The city’s models show plenty of space for all the housing Bellingham will need for the next 20 years.

Builders however, disagree with the city’s models.

“The land we have left is difficult or expensive to build on,” Twitchell said.

A lot of the land the city suggests is buildable is near streams, wetlands, on steep slopes or other issues that the city calls “critical areas.”

They need a buffer zone around protected areas, or have extra challenges that builders need to deal with before building.

That can make building there more expensive and sometimes means fewer homes can fit there.

The city has taken these critical areas into account with its figures, Behee said.

“All the real easy stuff has been purchased and is being developed,” Behee said. Building on the rest, the more problematic land, is just one of the realities of a growing city.

Jacobus agreed that it’s a common stage in a city’s growth.

“I think that is a typical problem,” Jacobus said.

It’s an issue that cities, like Bellingham, that set the goal to limit sprawl have to face.

“Sprawl allowed us to build really cheaply, really fast,” he said. “At some point, we have to figure out how to build infill.”

The city has provided some resources to help fill in the areas inside the city that are underdeveloped; it put together an infill toolkit, which is supposed to allow builders different options for the variety of housing they’re allowed to put on a piece of land.

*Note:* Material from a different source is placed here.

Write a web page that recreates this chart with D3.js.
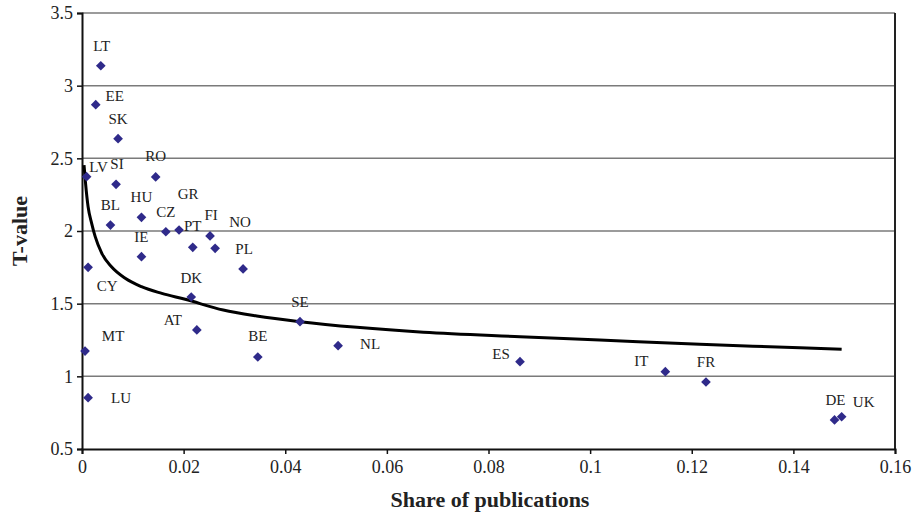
<!DOCTYPE html>
<html>
<head>
<meta charset="utf-8">
<script src="https://cdn.jsdelivr.net/npm/d3@7"></script>
<style>
  body { margin: 0; background: #fff; }
</style>
</head>
<body>
<div id="canvas"></div>
<script>
// data
var countries = ["LT","EE","SK","LV","SI","RO","BL","HU","CZ","GR","PT","FI","NO","PL","IE","CY","DK","AT","MT","LU","SE","BE","NL","ES","IT","FR","DE","UK"];
var share = [0.0037,0.0027,0.0071,0.0009,0.0067,0.0145,0.0056,0.0117,0.0165,0.0191,0.0218,0.0252,0.0262,0.0317,0.0117,0.0012,0.0215,0.0226,0.0006,0.0012,0.0429,0.0346,0.0504,0.0862,0.1148,0.1228,0.1481,0.1495];
var tvalue = [3.137,2.869,2.635,2.374,2.321,2.372,2.041,2.094,1.995,2.007,1.888,1.966,1.881,1.739,1.823,1.750,1.546,1.319,1.174,0.853,1.376,1.133,1.211,1.101,1.032,0.961,0.700,0.722];

// trend curve, points
var trendX = [0.0004,0.0007,0.0012,0.0019,0.0026,0.0039,0.0058,0.0085,0.0117,0.0157,0.0203,0.0278,0.0344,0.0429,0.0541,0.0672,0.0862,0.1019,0.1216,0.1413,0.1495];
var trendY = [2.454,2.328,2.167,2.053,1.961,1.846,1.754,1.675,1.617,1.571,1.530,1.456,1.415,1.376,1.337,1.303,1.273,1.250,1.220,1.197,1.186];

var xTicks = [0,0.02,0.04,0.06,0.08,0.1,0.12,0.14,0.16];
var yTicks = [0.5,1,1.5,2,2.5,3,3.5];

// label placement (pixel offset of label centre from its point)
var labelOffsets = {
  LT:[1,-20], EE:[19,-9], SK:[0,-20], LV:[12,-10], SI:[1,-20], RO:[0,-21],
  BL:[0,-20], HU:[0,-20], CZ:[0,-20], GR:[9,-36], PT:[0,-21], FI:[1,-21],
  NO:[25,-26], PL:[1,-20], IE:[0,-20], CY:[19,19], DK:[0,-19], AT:[-24,-10],
  MT:[28,-15], LU:[33,0], SE:[0,-20], BE:[0,-21], NL:[32,-2], ES:[-19,-8],
  IT:[-24,-11], FR:[0,-20], DE:[1,-20], UK:[22,-15]
};

var W = 919, H = 516;
var margin = {left: 82, top: 13, right: 24, bottom: 67};
var w = W - margin.left - margin.right;
var h = H - margin.top - margin.bottom;
var serif = "Liberation Serif";

var svg = d3.select("#canvas").append("svg").attr("width", W).attr("height", H);
var g = svg.append("g").attr("transform", "translate(" + margin.left + "," + margin.top + ")");

var x = d3.scaleLinear().domain([0, 0.16]).range([0, w]);
var y = d3.scaleLinear().domain([0.5, 3.5]).range([h, 0]);

// gridlines
g.selectAll("line.grid").data(yTicks.filter(function(d){ return d > 0.5; }))
  .enter().append("line")
  .attr("class", "grid")
  .attr("x1", 0).attr("x2", w)
  .attr("y1", function(d){ return y(d); }).attr("y2", function(d){ return y(d); })
  .style("stroke", "#7a7a7a").style("stroke-width", 1.5);

// right border
g.append("line").attr("x1", w).attr("x2", w).attr("y1", 0).attr("y2", h)
  .style("stroke", "#222").style("stroke-width", 2);

// axes
var xAxis = g.append("g").attr("transform", "translate(0," + h + ")")
  .call(d3.axisBottom(x).tickValues(xTicks).tickFormat(d3.format("")).tickSize(5).tickPadding(6));
var yAxis = g.append("g")
  .call(d3.axisLeft(y).tickValues(yTicks).tickFormat(d3.format("")).tickSize(5).tickPadding(4));

[xAxis, yAxis].forEach(function(a) {
  a.attr("font-family", serif);
  a.select(".domain").style("stroke", "#111").style("stroke-width", 2);
  a.selectAll(".tick line").style("stroke", "#111").style("stroke-width", 1.5);
  a.selectAll("text").attr("font-family", serif).style("font-size", "18px").style("fill", "#222");
});

// trend line
var trend = trendX.map(function(d, i){ return [d, trendY[i]]; });
g.append("path").datum(trend)
  .attr("d", d3.line().x(function(d){ return x(d[0]); }).y(function(d){ return y(d[1]); }).curve(d3.curveMonotoneX))
  .style("fill", "none").style("stroke", "#000").style("stroke-width", 3);

// points
var pts = countries.map(function(c, i){ return {c: c, x: share[i], y: tvalue[i]}; });
g.selectAll("path.pt").data(pts).enter().append("path")
  .attr("class", "pt")
  .attr("d", d3.symbol().type(d3.symbolDiamond2).size(60))
  .attr("transform", function(d){ return "translate(" + x(d.x) + "," + y(d.y) + ")"; })
  .style("fill", "#2f2a8a");

// point labels
g.selectAll("text.lab").data(pts).enter().append("text")
  .attr("class", "lab")
  .attr("x", function(d){ return x(d.x) + labelOffsets[d.c][0]; })
  .attr("y", function(d){ return y(d.y) + labelOffsets[d.c][1] + 5; })
  .attr("text-anchor", "middle")
  .attr("font-family", serif)
  .style("font-size", "15px").style("fill", "#222")
  .text(function(d){ return d.c; });

// axis titles
svg.append("text")
  .attr("transform", "translate(27," + (margin.top + h / 2) + ") rotate(-90)")
  .attr("text-anchor", "middle")
  .attr("font-family", serif)
  .style("font-size", "22px").style("font-weight", "bold").style("fill", "#222")
  .text("T-value");

svg.append("text")
  .attr("x", 490).attr("y", 507)
  .attr("text-anchor", "middle")
  .attr("font-family", serif)
  .style("font-size", "22px").style("font-weight", "bold").style("fill", "#222")
  .text("Share of publications");
</script>
</body>
</html>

Some have had success with the program — a development of new townhomes on Peabody Street were built using the toolkit. Other builders say the toolkit’s
restrictions — like it not applying to single-family zoned property, make it difficult or financially nonsensical to use.

Another challenge builders and the city also have to navigate, Jacobus said, is the concerns of neighbors, who are worried infill will ruin the character of the
neighborhood, impact parking, or have other complaints.

But now, with demand for housing outstripping supply, there are few other options.

“Ideally that drives prices up [to the point] that it’s worth dealing with the
politics in the city,” Jacobus said. “But that’s just a really slow process and we’re behind.”